Selamat Datang Di Website Resmi Paroki Singkawang - Terima Kasih Atas Kunjungan Anda

11 Jul 2015

ADA KETULUSAN DI BELANTARA KETERASINGAN

ADA KETULUSAN DI BELANTARA KETERASINGAN

 


“Kematian hanyalah mutasi mimpi.”

Sungguh kuat kalimat tersebut melekat dalam piranti pengingat, ketika kira-kira 22 tahun yang lalu, saya yang saat itu tengah duduk di bangku kelas tiga sekolah dasar menonton sepekan film nasional yang ditayangkan oleh televisi plat merah. Kala itu saya belum cukup umur untuk menerjemahkan arti kalimat tersebut  dan hanya merasa begitu terpesona pada deret kata yang seingat saya diucapkan sebanyak tiga kali oleh Renny Djajoesman yang berpenampilan eksentrik dan pada film itu didapuk sebagai pemeran ibu dari seorang anak bernama Kania.

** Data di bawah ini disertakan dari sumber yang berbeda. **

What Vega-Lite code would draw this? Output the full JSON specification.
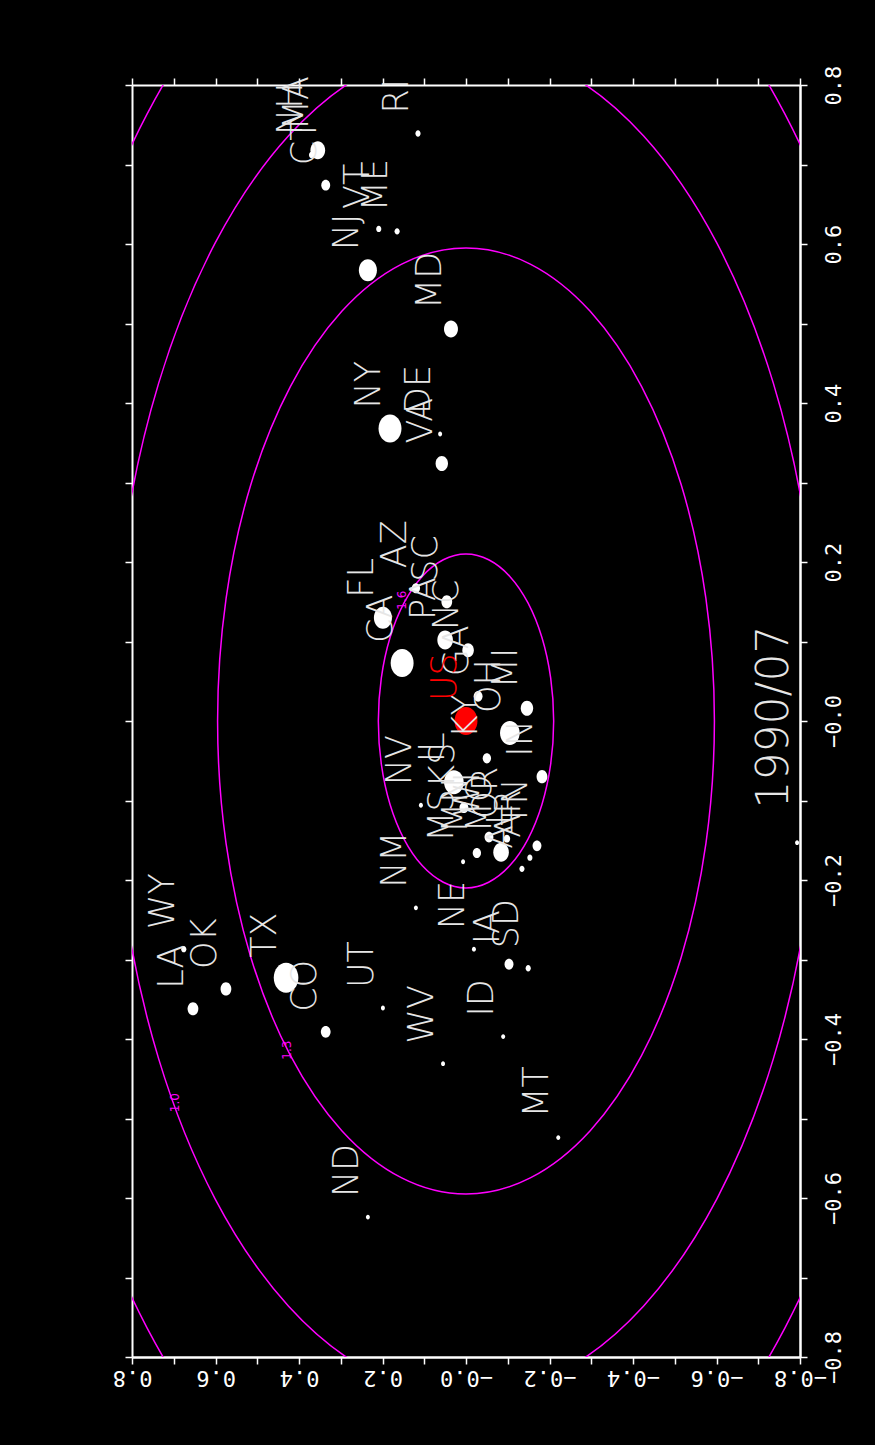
{
  "$schema": "https://vega.github.io/schema/vega-lite/v6.json",
  "width": 668,
  "height": 1272,
  "autosize": {"type": "none"},
  "padding": {"left": 132, "top": 85, "right": 75, "bottom": 88},
  "background": "black",
  "config": {
    "view": {"stroke": null},
    "axis": {
      "domainColor": "white", "domainWidth": 2, "tickColor": "white", "tickWidth": 1.5,
      "tickSize": 7, "labelColor": "white", "grid": false, "title": null,
      "labelFont": "DejaVu Sans Mono", "labelFontSize": 22, "labelFlush": false,
      "labelOverlap": false, "labelBound": false
    }
  },
  "datasets": {
    "cont": [
      {"c":1,"i":0,"h":0.21,"v":0},{"c":1,"i":1,"h":0.2028,"v":0.0543},{"c":1,"i":2,"h":0.1819,"v":0.105},{"c":1,"i":3,"h":0.1485,"v":0.1485},{"c":1,"i":4,"h":0.105,"v":0.1819},{"c":1,"i":5,"h":0.0543,"v":0.2028},{"c":1,"i":6,"h":0,"v":0.21},{"c":1,"i":7,"h":-0.0543,"v":0.2028},{"c":1,"i":8,"h":-0.105,"v":0.1819},{"c":1,"i":9,"h":-0.1485,"v":0.1485},{"c":1,"i":10,"h":-0.1819,"v":0.105},{"c":1,"i":11,"h":-0.2028,"v":0.0543},{"c":1,"i":12,"h":-0.21,"v":0},{"c":1,"i":13,"h":-0.2028,"v":-0.0543},{"c":1,"i":14,"h":-0.1819,"v":-0.105},{"c":1,"i":15,"h":-0.1485,"v":-0.1485},{"c":1,"i":16,"h":-0.105,"v":-0.1819},{"c":1,"i":17,"h":-0.0543,"v":-0.2028},{"c":1,"i":18,"h":0,"v":-0.21},{"c":1,"i":19,"h":0.0543,"v":-0.2028},{"c":1,"i":20,"h":0.105,"v":-0.1819},{"c":1,"i":21,"h":0.1485,"v":-0.1485},{"c":1,"i":22,"h":0.1819,"v":-0.105},{"c":1,"i":23,"h":0.2028,"v":-0.0543},
      {"c":2,"i":0,"h":0.595,"v":0},{"c":2,"i":1,"h":0.5747,"v":0.154},{"c":2,"i":2,"h":0.5153,"v":0.2975},{"c":2,"i":3,"h":0.4207,"v":0.4207},{"c":2,"i":4,"h":0.2975,"v":0.5153},{"c":2,"i":5,"h":0.154,"v":0.5747},{"c":2,"i":6,"h":0,"v":0.595},{"c":2,"i":7,"h":-0.154,"v":0.5747},{"c":2,"i":8,"h":-0.2975,"v":0.5153},{"c":2,"i":9,"h":-0.4207,"v":0.4207},{"c":2,"i":10,"h":-0.5153,"v":0.2975},{"c":2,"i":11,"h":-0.5747,"v":0.154},{"c":2,"i":12,"h":-0.595,"v":0},{"c":2,"i":13,"h":-0.5747,"v":-0.154},{"c":2,"i":14,"h":-0.5153,"v":-0.2975},{"c":2,"i":15,"h":-0.4207,"v":-0.4207},{"c":2,"i":16,"h":-0.2975,"v":-0.5153},{"c":2,"i":17,"h":-0.154,"v":-0.5747},{"c":2,"i":18,"h":0,"v":-0.595},{"c":2,"i":19,"h":0.154,"v":-0.5747},{"c":2,"i":20,"h":0.2975,"v":-0.5153},{"c":2,"i":21,"h":0.4207,"v":-0.4207},{"c":2,"i":22,"h":0.5153,"v":-0.2975},{"c":2,"i":23,"h":0.5747,"v":-0.154},
      {"c":3,"i":0,"h":0.85,"v":0},{"c":3,"i":1,"h":0.821,"v":0.22},{"c":3,"i":2,"h":0.7361,"v":0.425},{"c":3,"i":3,"h":0.601,"v":0.601},{"c":3,"i":4,"h":0.425,"v":0.7361},{"c":3,"i":5,"h":0.22,"v":0.821},{"c":3,"i":6,"h":0,"v":0.85},{"c":3,"i":7,"h":-0.22,"v":0.821},{"c":3,"i":8,"h":-0.425,"v":0.7361},{"c":3,"i":9,"h":-0.601,"v":0.601},{"c":3,"i":10,"h":-0.7361,"v":0.425},{"c":3,"i":11,"h":-0.821,"v":0.22},{"c":3,"i":12,"h":-0.85,"v":0},{"c":3,"i":13,"h":-0.821,"v":-0.22},{"c":3,"i":14,"h":-0.7361,"v":-0.425},{"c":3,"i":15,"h":-0.601,"v":-0.601},{"c":3,"i":16,"h":-0.425,"v":-0.7361},{"c":3,"i":17,"h":-0.22,"v":-0.821},{"c":3,"i":18,"h":0,"v":-0.85},{"c":3,"i":19,"h":0.22,"v":-0.821},{"c":3,"i":20,"h":0.425,"v":-0.7361},{"c":3,"i":21,"h":0.601,"v":-0.601},{"c":3,"i":22,"h":0.7361,"v":-0.425},{"c":3,"i":23,"h":0.821,"v":-0.22},
      {"c":4,"i":0,"h":1.08,"v":0},{"c":4,"i":1,"h":1.0432,"v":0.2795},{"c":4,"i":2,"h":0.9353,"v":0.54},{"c":4,"i":3,"h":0.7637,"v":0.7637},{"c":4,"i":4,"h":0.54,"v":0.9353},{"c":4,"i":5,"h":0.2795,"v":1.0432},{"c":4,"i":6,"h":0,"v":1.08},{"c":4,"i":7,"h":-0.2795,"v":1.0432},{"c":4,"i":8,"h":-0.54,"v":0.9353},{"c":4,"i":9,"h":-0.7637,"v":0.7637},{"c":4,"i":10,"h":-0.9353,"v":0.54},{"c":4,"i":11,"h":-1.0432,"v":0.2795},{"c":4,"i":12,"h":-1.08,"v":0},{"c":4,"i":13,"h":-1.0432,"v":-0.2795},{"c":4,"i":14,"h":-0.9353,"v":-0.54},{"c":4,"i":15,"h":-0.7637,"v":-0.7637},{"c":4,"i":16,"h":-0.54,"v":-0.9353},{"c":4,"i":17,"h":-0.2795,"v":-1.0432},{"c":4,"i":18,"h":0,"v":-1.08},{"c":4,"i":19,"h":0.2795,"v":-1.0432},{"c":4,"i":20,"h":0.54,"v":-0.9353},{"c":4,"i":21,"h":0.7637,"v":-0.7637},{"c":4,"i":22,"h":0.9353,"v":-0.54},{"c":4,"i":23,"h":1.0432,"v":-0.2795}
    ],
    "pts": [
      {"s":"RI","h":0.115,"v":0.739,"w":5},
      {"s":"MD","h":0.036,"v":0.493,"w":37},
      {"s":"NY","h":0.182,"v":0.368,"w":100},
      {"s":"DE","h":0.062,"v":0.361,"w":3},
      {"s":"VA","h":0.058,"v":0.324,"w":29},
      {"s":"NJ","h":0.235,"v":0.567,"w":62},
      {"s":"ME","h":0.165,"v":0.616,"w":5},
      {"s":"VT","h":0.209,"v":0.619,"w":5},
      {"s":"CT","h":0.336,"v":0.674,"w":15},
      {"s":"MA","h":0.355,"v":0.718,"w":41},
      {"s":"NH","h":0.37,"v":0.712,"w":5},
      {"s":"WY","h":0.676,"v":-0.287,"w":5},
      {"s":"LA","h":0.654,"v":-0.362,"w":22},
      {"s":"OK","h":0.575,"v":-0.337,"w":22},
      {"s":"TX","h":0.431,"v":-0.323,"w":115},
      {"s":"CO","h":0.336,"v":-0.391,"w":18},
      {"s":"UT","h":0.199,"v":-0.361,"w":3},
      {"s":"NM","h":0.12,"v":-0.235,"w":3},
      {"s":"NV","h":0.108,"v":-0.106,"w":3},
      {"s":"NE","h":-0.019,"v":-0.287,"w":3},
      {"s":"IA","h":-0.103,"v":-0.306,"w":15},
      {"s":"SD","h":-0.149,"v":-0.311,"w":5},
      {"s":"ID","h":-0.089,"v":-0.397,"w":3},
      {"s":"WV","h":0.055,"v":-0.431,"w":3},
      {"s":"MT","h":-0.221,"v":-0.524,"w":3},
      {"s":"ND","h":0.235,"v":-0.624,"w":3},
      {"s":"FL","h":0.199,"v":0.13,"w":62},
      {"s":"CA","h":0.153,"v":0.073,"w":100},
      {"s":"AZ","h":0.12,"v":0.167,"w":13},
      {"s":"SC","h":0.046,"v":0.15,"w":22},
      {"s":"PA","h":0.05,"v":0.102,"w":46},
      {"s":"NC","h":-0.005,"v":0.089,"w":25},
      {"s":"GA","h":-0.029,"v":0.031,"w":15},
      {"s":"MI","h":-0.146,"v":0.016,"w":29},
      {"s":"OH","h":-0.105,"v":-0.015,"w":73},
      {"s":"KY","h":-0.05,"v":-0.047,"w":13},
      {"s":"IL","h":0.029,"v":-0.077,"w":73},
      {"s":"IN","h":-0.182,"v":-0.07,"w":22},
      {"s":"KS","h":0.005,"v":-0.109,"w":15},
      {"s":"WI","h":-0.055,"v":-0.146,"w":15},
      {"s":"MN","h":-0.026,"v":-0.166,"w":13},
      {"s":"MO","h":-0.084,"v":-0.165,"w":46},
      {"s":"TN","h":-0.17,"v":-0.157,"w":15},
      {"s":"AR","h":-0.153,"v":-0.172,"w":5},
      {"s":"AL","h":-0.134,"v":-0.186,"w":5},
      {"s":"MS","h":0.007,"v":-0.177,"w":3},
      {"s":"OR","h":-0.098,"v":-0.148,"w":8},
      {"s":"WA","h":-0.793,"v":-0.153,"w":3},
      {"s":"US","h":0.0,"v":0.0,"w":100}
    ],
    "clab": [
      {"t":"1.6","h":0.153,"v":0.152},
      {"t":"1.3","h":0.429,"v":-0.414},
      {"t":"1.0","h":0.697,"v":-0.48}
    ],
    "date": [{"t":"1990/07","h":-0.741,"v":0.005}]
  },
  "layer": [
    {
      "data": {"name": "cont"},
      "mark": {"type": "line", "color": "#ff00ff", "strokeWidth": 1.5, "interpolate": "cardinal-closed", "clip": true},
      "encoding": {
        "x": {"field": "h", "type": "quantitative",
              "scale": {"domain": [-0.8, 0.8], "reverse": true, "nice": false, "zero": false},
              "axis": {"orient": "bottom", "values": [-0.8,-0.6,-0.4,-0.2,0,0.2,0.4,0.6,0.8],
                       "labelAngle": 180, "labelAlign": "center", "labelBaseline": "alphabetic", "labelPadding": 6,
                       "labelExpr": "abs(datum.value) < 0.001 ? '\u22120.0' : format(datum.value, '.1f')"}},
        "y": {"field": "v", "type": "quantitative",
              "scale": {"domain": [-0.8, 0.8], "nice": false, "zero": false},
              "axis": {"orient": "right", "values": [-0.8,-0.6,-0.4,-0.2,0,0.2,0.4,0.6,0.8],
                       "labelAngle": 270, "labelAlign": "center", "labelBaseline": "alphabetic", "labelPadding": 33,
                       "labelExpr": "abs(datum.value) < 0.001 ? '\u22120.0' : format(datum.value, '.1f')"}},
        "detail": {"field": "c", "type": "nominal"},
        "order": {"field": "i", "type": "quantitative"}
      }
    },
    {
      "data": {"name": "pts"},
      "mark": {"type": "point", "filled": true, "opacity": 1, "shape": "M0,-1A0.82,1,0,1,1,0,1A0.82,1,0,1,1,0,-1Z", "clip": true},
      "encoding": {
        "x": {"field": "h", "type": "quantitative", "scale": {"domain": [-0.8, 0.8], "reverse": true, "nice": false, "zero": false},
              "axis": {"orient": "top", "labels": false, "values": [-0.8,-0.7,-0.6,-0.5,-0.4,-0.3,-0.2,-0.1,0,0.1,0.2,0.3,0.4,0.5,0.6,0.7,0.8]}},
        "y": {"field": "v", "type": "quantitative", "scale": {"domain": [-0.8, 0.8], "nice": false, "zero": false},
              "axis": {"orient": "left", "labels": false, "values": [-0.8,-0.7,-0.6,-0.5,-0.4,-0.3,-0.2,-0.1,0,0.1,0.2,0.3,0.4,0.5,0.6,0.7,0.8]}},
        "size": {"field": "w", "type": "quantitative", "scale": {"domain": [0, 100], "range": [0, 784]}, "legend": null},
        "color": {"condition": {"test": "datum.s === 'US'", "value": "#ff0000"}, "value": "white"}
      }
    },
    {
      "data": {"name": "pts"},
      "transform": [{"filter": "datum.s !== 'WA'"}],
      "mark": {"type": "text", "angle": 270, "align": "left", "baseline": "middle", "dx": 20, "dy": -21,
               "font": "DejaVu Sans", "fontSize": 35, "fontWeight": 200},
      "encoding": {
        "x": {"field": "h", "type": "quantitative",
              "axis": {"orient": "bottom", "labels": false, "values": [-0.7,-0.5,-0.3,-0.1,0.1,0.3,0.5,0.7]}},
        "y": {"field": "v", "type": "quantitative",
              "axis": {"orient": "right", "labels": false, "values": [-0.7,-0.5,-0.3,-0.1,0.1,0.3,0.5,0.7]}},
        "text": {"field": "s"},
        "color": {"condition": {"test": "datum.s === 'US'", "value": "#ff0000"}, "value": "#e6e6e6"}
      }
    },
    {
      "data": {"name": "clab"},
      "mark": {"type": "text", "angle": 270, "align": "center", "baseline": "middle", "font": "DejaVu Sans", "fontSize": 12, "color": "#ff00ff"},
      "encoding": {
        "x": {"field": "h", "type": "quantitative", "axis": null},
        "y": {"field": "v", "type": "quantitative", "axis": null},
        "text": {"field": "t"}
      }
    },
    {
      "data": {"name": "date"},
      "mark": {"type": "text", "angle": 270, "align": "center", "baseline": "middle", "font": "DejaVu Sans", "fontSize": 44, "fontWeight": 200, "color": "#e6e6e6"},
      "encoding": {
        "x": {"field": "h", "type": "quantitative", "axis": null},
        "y": {"field": "v", "type": "quantitative", "axis": null},
        "text": {"field": "t"}
      }
    }
  ],
  "resolve": {"axis": {"x": "independent", "y": "independent"}}
}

Belakangan, semakin bertambah usia rasanya semakin benderang makna kalimat tersebut dapat saya cerna, meski toh saya harus tetap berpegang pada esensi dunia kata-kata yang terkadang multimakna. “Kematian hanyalah mutasi mimpi,” rasanya menjadi suatu percikan permenungan tentang bagaimana cara kita memandang suatu fase dalam siklus sebagai makhluk hidup. Bahwasanya kematian dianggap sebagai mutasi dari mimpi. Saya kira tidak berlebihan jika tetap dikaitkan dengan dinamika kehidupan yang  kiranya akan menggeliat penuh harap dengan diawali dari mimpi. Demikian juga rangkaian kata dalam kalimat tersebut, setidaknya mengajak dan mengajar kita untuk tetap berharap adanya sesuatu yang lebih dari sekedar kematian itu sendiri yang akan terejawantah dengan diawali mimpi. 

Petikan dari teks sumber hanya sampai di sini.